I just had a keg blow like no other keg has blown, f**kin' thing spat beer half way up my head and all over the top of the kegerator. Should have seen it comming though, poured mostly head the last 2 beers


----------



## bum (22/7/10)

warra48 said:


> I have a Pug, and she sounds nothing like this


 
Something to be eternally thankful for, I'd imagine.


----------



## bum (22/7/10)

Can. Not. Stop. Laughing.


----------



## Katherine (23/7/10)

warra48 said:


> I have a Pug, and she sounds nothing like this, but it's still funny.
> 
> Sweet as she is, she's cost us more in vet bills in the last year than I've spent in 3 years setting up and brewing AG.



Pugs have a funny bark... rrrrrrrrrrrrrrr rough rrrrrrrrrrrrrr rough

what has being wrong with her?


----------



## Katherine (23/7/10)

Do you ever think camels look down at there toes and think they have pussy feet?

LOL!


----------



## Katherine (23/7/10)

So, a SQL query walks into a bar... it sees two tables, so it walks up to them and says "may I JOIN you ?"


----------



## Pennywise (23/7/10)

Katie said:


> Do you ever think camels look down at there toes and think they have pussy feet?
> 
> LOL!




This made me laugh, nice one


----------



## bum (23/7/10)

Katie said:


> So, a SQL query walks into a bar... it sees two tables, so it walks up to them and says "may I JOIN you ?"


 
That made me GOL. (Groan Out Loud)


----------



## raven19 (23/7/10)

bum said:


> W00T!!!
> eTax tells me I'll be getting $2500 back this year. That more than pays off double what my brewery just cost _plus_ leaves enough over for a grainmill. Good luck arguing against that now, SWMBO!



Score!

Must do my tax soon.


----------



## Katherine (23/7/10)

bum said:


> That made me GOL. (Groan Out Loud)



he he at least someone understood it!


----------



## WarmBeer (23/7/10)

Katie said:


> he he at least someone understood it!


The whole office loved it.

I do work with nerds, though.


----------



## Katherine (23/7/10)

WarmBeer said:


> The whole office loved it.
> 
> I do work with nerds, though.




Me to we all loved it also!


----------



## schooey (23/7/10)

bum said:


> Can. Not. Stop. Laughing.



That gif reminds me of the youtube clip "Bizkit the sleep running dog"... hours of laughter to be had there


----------



## bum (23/7/10)

FFFFFFFFFFFFFFFFUUUUUUUUUUUUUUUUUUUUUUUUUUUUUUUUUUUUUUU-

Went to Slowbeer last weekend and noticed that one of Rogue's XS range that I haven't quite had the minerals to fork out for is now available in smaller bottles. Awesome, I get to try the XS RIS without having to shell out 38 clams for the big swingtop ceramic jobbie (excellent homebrew bottles though they may be). Thinking of drinking it tonight and lo and behold - it really is a smaller bottle. 7oz. That's 207ml!!! How I didn't notice that in the shop I'll never know. SHENANIGANS!


----------



## Bandito (24/7/10)

I was just trying to cook a 6 egg omlet for dinner when on the tv came an ad for a dildo! :blink: 

What is happening to late night tv!? 

Its funny as! theyre describing how they use it ... Sorry, I lam laughing my ass off! 

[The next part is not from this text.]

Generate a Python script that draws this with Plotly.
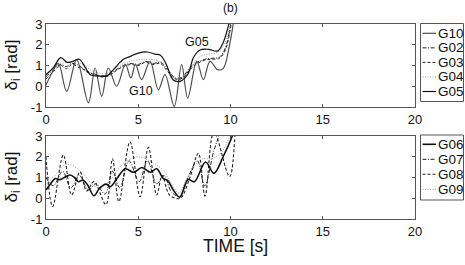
import plotly.graph_objects as go

W, H = 465, 265

# ---------------- data ----------------
x_ticks = [0, 5, 10, 15, 20]
y_ticks = [-1, 0, 1, 2, 3]
y_tick_text = ["-1", "0", "1", "2", "3"]

top_names = ["G10", "G02", "G03", "G04", "G05"]
bottom_names = ["G06", "G07", "G08", "G09"]

# top panel
g10_t = [0.0, 0.3, 0.67, 1.12, 1.66, 2.3, 2.66, 3.02, 3.38, 3.83, 4.3, 4.6, 4.85, 5.18, 5.64, 6.09, 6.45, 6.95, 7.35, 7.68, 8.17, 8.53, 8.89, 9.3, 9.6, 9.95, 10.2, 10.4]
g10_y = [0.05, 0.6, 1.1, -0.25, 1.28, -0.8, 0.88, -0.49, 0.88, 0.0, 1.05, 0.4, 1.05, 0.32, 1.2, -0.17, 0.56, -0.97, 1.04, -0.57, 1.2, 0.32, 1.2, 0.8, 0.85, 2.0, 3.3, 4.5]

g05_t = [0.0, 0.4, 0.8, 1.15, 1.45, 1.8, 2.1, 2.4, 2.8, 3.3, 3.7, 4.2, 4.6, 5.0, 5.5, 5.9, 6.2, 6.5, 6.9, 7.3, 7.7, 8.0, 8.35, 8.8, 9.3, 9.6, 9.85, 10.05, 10.3]
g05_y = [0.55, 0.9, 1.38, 1.15, 1.2, 1.3, 0.95, 0.55, 0.5, 0.5, 0.85, 1.3, 1.45, 1.6, 1.65, 1.55, 1.5, 1.1, 0.3, 0.25, 0.6, 1.4, 1.75, 1.78, 1.7, 2.1, 2.8, 3.5, 4.5]

g03_t = [0.0, 0.4, 0.8, 1.1, 1.4, 1.8, 2.2, 2.6, 3.0, 3.4, 3.8, 4.2, 4.6, 5.0, 5.4, 5.8, 6.2, 6.6, 7.0, 7.4, 7.8, 8.2, 8.6, 9.0, 9.4, 9.7, 10.0, 10.2]
g03_y = [0.35, 0.7, 1.0, 0.85, 1.05, 0.9, 0.75, 0.55, 0.45, 0.5, 0.75, 0.95, 1.05, 1.0, 1.15, 1.05, 1.1, 0.7, 0.35, 0.4, 0.8, 1.1, 1.25, 1.3, 1.35, 1.7, 2.8, 4.0]

g02_t = [0.0, 0.4, 0.8, 1.1, 1.4, 1.8, 2.2, 2.6, 3.0, 3.4, 3.8, 4.2, 4.6, 5.0, 5.4, 5.8, 6.2, 6.6, 7.0, 7.4, 7.8, 8.2, 8.6, 9.0, 9.4, 9.7, 10.0, 10.2]
g02_y = [0.45, 0.8, 1.05, 0.95, 1.1, 1.0, 0.7, 0.6, 0.5, 0.55, 0.8, 1.0, 1.1, 1.05, 1.2, 1.1, 1.15, 0.8, 0.4, 0.45, 0.9, 1.15, 1.3, 1.35, 1.4, 1.8, 2.9, 4.0]

g04_t = [0.0, 0.4, 0.8, 1.2, 1.6, 2.0, 2.4, 2.8, 3.2, 3.6, 4.0, 4.4, 4.8, 5.2, 5.6, 6.0, 6.4, 6.8, 7.2, 7.6, 8.0, 8.4, 8.8, 9.2, 9.6, 9.9, 10.1]
g04_y = [0.6, 0.85, 1.1, 1.15, 1.2, 1.05, 0.8, 0.65, 0.6, 0.75, 1.0, 1.15, 1.25, 1.3, 1.3, 1.25, 1.1, 0.6, 0.3, 0.55, 1.1, 1.45, 1.55, 1.6, 1.9, 2.7, 3.8]

# bottom panel
g06_t = [0.0, 0.25, 0.5, 0.75, 1.0, 1.3, 1.55, 1.75, 2.0, 2.25, 2.6, 2.9, 3.25, 3.5, 3.85, 4.3, 4.75, 5.2, 5.65, 6.0, 6.35, 6.6, 6.9, 7.25, 7.7, 8.05, 8.65, 9.1, 9.6, 10.1, 10.4]
g06_y = [0.4, 0.7, 0.95, 0.9, 1.0, 1.12, 1.0, 0.8, 0.88, 0.65, 0.12, 0.48, 0.68, 0.56, 0.96, 1.42, 1.25, 1.48, 1.25, 1.42, 0.96, 0.85, 0.4, 0.05, 0.9, 0.8, 1.75, 1.2, 2.0, 3.0, 3.8]

g07_t = [0.0, 0.4, 0.9, 1.35, 1.8, 2.3, 2.7, 3.2, 3.6, 4.0, 4.5, 5.05, 5.5, 6.0, 6.4, 6.8, 7.25, 7.7, 8.2, 8.6, 9.1, 9.5, 9.8]
g07_y = [1.0, 0.6, 1.3, 0.5, 1.1, 0.4, 0.7, 0.2, 1.3, 0.5, 1.8, 0.8, 1.8, 0.7, 1.1, 0.3, 0.1, 1.0, 1.8, 0.6, 2.3, 3.3, 4.0]

g08_t = [0.0, 0.36, 0.94, 1.39, 1.84, 2.2, 2.6, 3.25, 3.6, 3.95, 4.55, 5.1, 5.55, 6.0, 6.3, 6.7, 7.27, 7.8, 8.26, 8.62, 9.1, 9.95, 10.3, 10.5]
g08_y = [2.0, -0.4, 2.08, 0.16, 1.28, 0.35, 0.8, -0.3, 1.9, -0.16, 2.72, 0.07, 2.45, 0.16, 1.1, 0.15, 0.0, 1.0, 2.17, 0.1, 3.2, 1.05, 3.5, 4.5]

g09_t = [0.0, 0.5, 1.0, 1.4, 1.8, 2.2, 2.6, 3.0, 3.5, 4.0, 4.5, 5.0, 5.5, 6.0, 6.4, 6.8, 7.2, 7.6, 8.0, 8.5, 9.0, 9.5, 9.9, 10.2]
g09_y = [0.7, 1.1, 1.6, 1.6, 1.35, 1.0, 0.6, 0.5, 0.9, 1.5, 1.85, 2.0, 1.85, 1.6, 1.3, 0.7, 0.25, 0.9, 1.5, 1.9, 1.9, 2.2, 2.9, 3.8]

# ---------------- styles ----------------
FONT = "Liberation Sans, Arial, Helvetica, sans-serif"
styles = {
    "G10": dict(color="#505050", width=1.2, dash="solid"),
    "G02": dict(color="#222222", width=1.0, dash="4px,1.5px,1px,1.5px"),
    "G03": dict(color="#222222", width=1.0, dash="3px,2px"),
    "G04": dict(color="#9a9a9a", width=1.0, dash="1px,1.5px"),
    "G05": dict(color="#111111", width=1.2, dash="solid"),
    "G06": dict(color="#111111", width=1.6, dash="solid"),
    "G07": dict(color="#222222", width=1.0, dash="4px,1.5px,1px,1.5px"),
    "G08": dict(color="#222222", width=1.1, dash="3px,2px"),
    "G09": dict(color="#9a9a9a", width=1.0, dash="1px,1.5px"),
}

top_series = {"G10": (g10_t, g10_y), "G02": (g02_t, g02_y), "G03": (g03_t, g03_y),
              "G04": (g04_t, g04_y), "G05": (g05_t, g05_y)}
bottom_series = {"G06": (g06_t, g06_y), "G07": (g07_t, g07_y),
                 "G08": (g08_t, g08_y), "G09": (g09_t, g09_y)}

fig = go.Figure()
draw_order_top = ["G04", "G02", "G03", "G10", "G05"]
for n in draw_order_top:
    t, y = top_series[n]
    fig.add_trace(go.Scatter(x=t, y=y, mode="lines", name=n, xaxis="x", yaxis="y",
                             line=dict(shape="spline", smoothing=1.0, **styles[n]),
                             showlegend=False, hoverinfo="skip"))
draw_order_bottom = ["G09", "G07", "G08", "G06"]
for n in draw_order_bottom:
    t, y = bottom_series[n]
    fig.add_trace(go.Scatter(x=t, y=y, mode="lines", name=n, xaxis="x2", yaxis="y2",
                             line=dict(shape="spline", smoothing=1.0, **styles[n]),
                             showlegend=False, hoverinfo="skip"))

# plot area geometry in pixels
PX_L, PX_R = 46, 415
TOP_T, TOP_B = 24, 107
BOT_T, BOT_B = 136, 219


def px(x):
    return x / W


def py(y):
    return 1 - y / H


axis_common = dict(showline=True, linecolor="#555555", linewidth=1, mirror="ticks",
                   ticks="inside", ticklen=3, tickcolor="#555555", showgrid=False,
                   zeroline=False, tickfont=dict(family=FONT, size=13, color="#111111"))

fig.update_layout(
    autosize=True, margin=dict(l=0, r=0, t=0, b=0, autoexpand=False),
    paper_bgcolor="white", plot_bgcolor="white",
    xaxis=dict(domain=[px(PX_L), px(PX_R)], range=[0, 20], tickvals=x_ticks, anchor="y", **axis_common),
    yaxis=dict(domain=[py(TOP_B), py(TOP_T)], range=[-1, 3], tickvals=y_ticks, ticktext=y_tick_text,
               anchor="x", **axis_common),
    xaxis2=dict(domain=[px(PX_L), px(PX_R)], range=[0, 20], tickvals=x_ticks, anchor="y2", **axis_common),
    yaxis2=dict(domain=[py(BOT_B), py(BOT_T)], range=[-1, 3], tickvals=y_ticks, ticktext=y_tick_text,
                anchor="x2", **axis_common),
    showlegend=False,
)


def label(text, x, y, size, **kw):
    d = dict(text=text, x=x, y=y, xref="paper", yref="paper", showarrow=False,
             xanchor="center", yanchor="middle", font=dict(family=FONT, size=size, color="#111"))
    d.update(kw)
    return d


annotations = [
    label("(b)", px(230.5), py(8.5), 12),
    label("TIME [s]", px(235), py(245.5), 17.5),
    label("δ<sub>i</sub> [rad]", px(12), py((TOP_T + TOP_B) / 2), 17, textangle=-90),
    label("δ<sub>i</sub> [rad]", px(12), py((BOT_T + BOT_B) / 2), 17, textangle=-90),
    dict(text="G05", x=8.2, y=2.15, xref="x", yref="y", showarrow=False, xanchor="center",
         yanchor="middle", font=dict(family=FONT, size=12.5, color="#111")),
    dict(text="G10", x=5.15, y=-0.23, xref="x", yref="y", showarrow=False, xanchor="center",
         yanchor="middle", font=dict(family=FONT, size=12.5, color="#111")),
]

shapes = []


def add_legend(names, box_top, box_bottom, first_row, step):
    shapes.append(dict(type="rect", xref="paper", yref="paper",
                       x0=px(420.5), x1=px(463.5), y0=py(box_bottom), y1=py(box_top),
                       line=dict(color="#555555", width=1), fillcolor="white"))
    for i, n in enumerate(names):
        yy = first_row + i * step
        st = styles[n]
        shapes.append(dict(type="line", xref="paper", yref="paper",
                           x0=px(422.5), x1=px(436), y0=py(yy), y1=py(yy),
                           line=dict(color=st["color"], width=st["width"], dash=st["dash"])))
        annotations.append(label(n, px(436.3), py(yy), 13.5, xanchor="left"))


add_legend(top_names, 23.5, 101.5, 33.3, 14.55)
add_legend(bottom_names, 135, 200, 144.3, 15.0)

fig.update_layout(annotations=annotations, shapes=shapes)
fig.write_html(
    "out.html",
    default_width="100vw", default_height="100vh",
    config={"displayModeBar": False, "responsive": True},
    post_script=("document.documentElement.style.margin='0';document.documentElement.style.overflow='hidden';"
                 "document.body.style.margin='0';document.body.style.padding='0';"
                 "document.body.style.overflow='hidden';"
                 "var gd=document.getElementById('{plot_id}');gd.style.width='100vw';gd.style.height='100vh';"
                 "Plotly.Plots.resize(gd);"),
)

But wait, theres more! Now they have anal beads if you order now! Oh, now thats some funny shit right there! LMFAO


----------



## bum (25/7/10)

You know what I hate?

I hate watching dudes trying not to cry on TV. 

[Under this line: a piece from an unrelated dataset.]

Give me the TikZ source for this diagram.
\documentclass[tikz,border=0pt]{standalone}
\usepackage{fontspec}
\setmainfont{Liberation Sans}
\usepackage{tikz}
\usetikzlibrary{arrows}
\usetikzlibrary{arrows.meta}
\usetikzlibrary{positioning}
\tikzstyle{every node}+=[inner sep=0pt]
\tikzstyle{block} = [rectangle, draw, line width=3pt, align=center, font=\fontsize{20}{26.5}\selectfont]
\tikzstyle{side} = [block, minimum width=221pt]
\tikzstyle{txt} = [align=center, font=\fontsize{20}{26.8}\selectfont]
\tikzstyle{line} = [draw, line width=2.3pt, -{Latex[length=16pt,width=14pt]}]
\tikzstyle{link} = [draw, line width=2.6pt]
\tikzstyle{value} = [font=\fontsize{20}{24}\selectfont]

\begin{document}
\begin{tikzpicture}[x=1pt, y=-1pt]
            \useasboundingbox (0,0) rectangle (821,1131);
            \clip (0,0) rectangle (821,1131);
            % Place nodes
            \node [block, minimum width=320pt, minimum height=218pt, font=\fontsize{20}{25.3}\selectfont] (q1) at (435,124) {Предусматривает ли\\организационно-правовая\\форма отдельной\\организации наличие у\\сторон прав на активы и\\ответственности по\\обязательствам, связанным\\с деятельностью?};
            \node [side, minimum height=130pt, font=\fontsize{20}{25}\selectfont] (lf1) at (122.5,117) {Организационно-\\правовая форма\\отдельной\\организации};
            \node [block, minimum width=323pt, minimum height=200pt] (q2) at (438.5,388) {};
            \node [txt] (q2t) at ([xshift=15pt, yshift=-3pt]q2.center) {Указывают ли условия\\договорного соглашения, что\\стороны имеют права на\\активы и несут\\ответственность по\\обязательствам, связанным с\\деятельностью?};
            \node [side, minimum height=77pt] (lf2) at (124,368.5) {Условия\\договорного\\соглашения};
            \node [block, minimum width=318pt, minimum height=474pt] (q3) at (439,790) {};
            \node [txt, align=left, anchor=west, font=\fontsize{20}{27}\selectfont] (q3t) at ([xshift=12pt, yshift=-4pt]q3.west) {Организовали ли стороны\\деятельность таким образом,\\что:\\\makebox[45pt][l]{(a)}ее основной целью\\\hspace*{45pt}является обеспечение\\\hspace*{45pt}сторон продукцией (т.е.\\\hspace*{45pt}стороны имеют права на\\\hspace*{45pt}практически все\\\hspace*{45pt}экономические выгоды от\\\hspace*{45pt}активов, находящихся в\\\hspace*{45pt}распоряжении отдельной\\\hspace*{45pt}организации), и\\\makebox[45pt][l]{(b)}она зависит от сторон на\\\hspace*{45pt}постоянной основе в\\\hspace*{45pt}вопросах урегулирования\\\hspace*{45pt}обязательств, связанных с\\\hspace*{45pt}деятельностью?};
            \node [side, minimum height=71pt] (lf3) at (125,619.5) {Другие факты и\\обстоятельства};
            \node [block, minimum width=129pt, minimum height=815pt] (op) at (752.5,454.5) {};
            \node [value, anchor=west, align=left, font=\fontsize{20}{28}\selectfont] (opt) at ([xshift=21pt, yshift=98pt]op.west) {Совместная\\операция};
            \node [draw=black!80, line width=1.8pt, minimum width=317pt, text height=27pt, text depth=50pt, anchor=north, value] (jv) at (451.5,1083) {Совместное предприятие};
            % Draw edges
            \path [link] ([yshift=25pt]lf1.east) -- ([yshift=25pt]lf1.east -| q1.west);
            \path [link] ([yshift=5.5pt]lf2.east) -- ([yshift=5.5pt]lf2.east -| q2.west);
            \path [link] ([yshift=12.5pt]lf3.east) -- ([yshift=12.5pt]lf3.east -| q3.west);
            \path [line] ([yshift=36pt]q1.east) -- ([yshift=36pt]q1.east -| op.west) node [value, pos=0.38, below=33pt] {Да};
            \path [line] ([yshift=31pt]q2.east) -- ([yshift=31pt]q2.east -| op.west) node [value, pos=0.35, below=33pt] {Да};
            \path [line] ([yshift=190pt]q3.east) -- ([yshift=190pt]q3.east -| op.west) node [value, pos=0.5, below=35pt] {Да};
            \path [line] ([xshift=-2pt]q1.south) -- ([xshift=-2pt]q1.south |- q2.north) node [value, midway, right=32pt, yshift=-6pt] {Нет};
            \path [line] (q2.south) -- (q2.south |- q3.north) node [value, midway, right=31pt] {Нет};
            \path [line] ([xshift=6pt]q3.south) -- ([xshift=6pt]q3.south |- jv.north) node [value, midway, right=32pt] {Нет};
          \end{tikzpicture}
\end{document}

Not actors - that doesn't bother me. Watching real people who are visibly swearing at themselves in their heads saying "DON'T YOU ******* DARE CRY ON TV!!!" always gets me.


----------



## Bribie G (25/7/10)

I just bought the last of the Barret Burston Galaxy Malt EVER and it's in my garage.


hahahaha

Don't believe me? remember where you heard it first. :icon_drunk:


----------



## bum (26/7/10)

^Stevie Wonder blowing my tiny little mind


----------



## WarmBeer (27/7/10)

Black socks they never get dirty,
The longer you wear them the blacker the get,
Some day I think I shall wash them,
But something keeps telling me dont do it yet.

Yup, bored...


----------



## Katherine (27/7/10)

People can sit on ebay all day but I can do my tax online on safe govt system WTF>>>>>


----------



## bum (27/7/10)

Did anyone else see the bit on Robin Reliants on Top Gear. I have not laughed so hard in ages.


----------



## Pennywise (28/7/10)

I loved his crappy training wheel attempt


----------



## warra48 (28/7/10)

Was out last night, but have just watched it from the hard drive.
Mrs warra thought I was about to die laughing.
One of their better segments.

Anyone notice the awful and massive understeer on their new reasonably priced Kia? What a horrible car.


----------



## Katherine (28/7/10)

I watched packed to the rafters and cried!


----------



## Maple (28/7/10)

Katie said:


> I watched packed to the rafters and cried!


Me too, I loved that rooster...


----------



## argon (28/7/10)

bum said:


> Did anyone else see the bit on Robin Reliants on Top Gear. I have not laughed so hard in ages.



Yep watched it the other weekend (thanks eztv) you're right... funniest, segment, ever. absolute classic :lol:


----------



## Pennywise (28/7/10)

Katie said:


> I watched packed to the rafters and cried!




Not something I'd openly admit  :lol:


----------



## Katherine (28/7/10)

Homebrewer79 said:


> Not something I'd openly admit  :lol:



I cried twice... LOL!


----------



## warra48 (28/7/10)

Katie said:


> I cried twice... LOL!



If it's worth doing once, it's worth doing it twice ? Crying, that is.


----------



## browndog (28/7/10)

argon said:


> Yep watched it the other weekend (thanks eztv) you're right... funniest, segment, ever. absolute classic :lol:



Funniest thing I have seen in years, I had tears rolling down my cheeks.


----------



## peas_and_corn (28/7/10)

browndog said:


> Funniest thing I have seen in years, I had tears rolling down my cheeks.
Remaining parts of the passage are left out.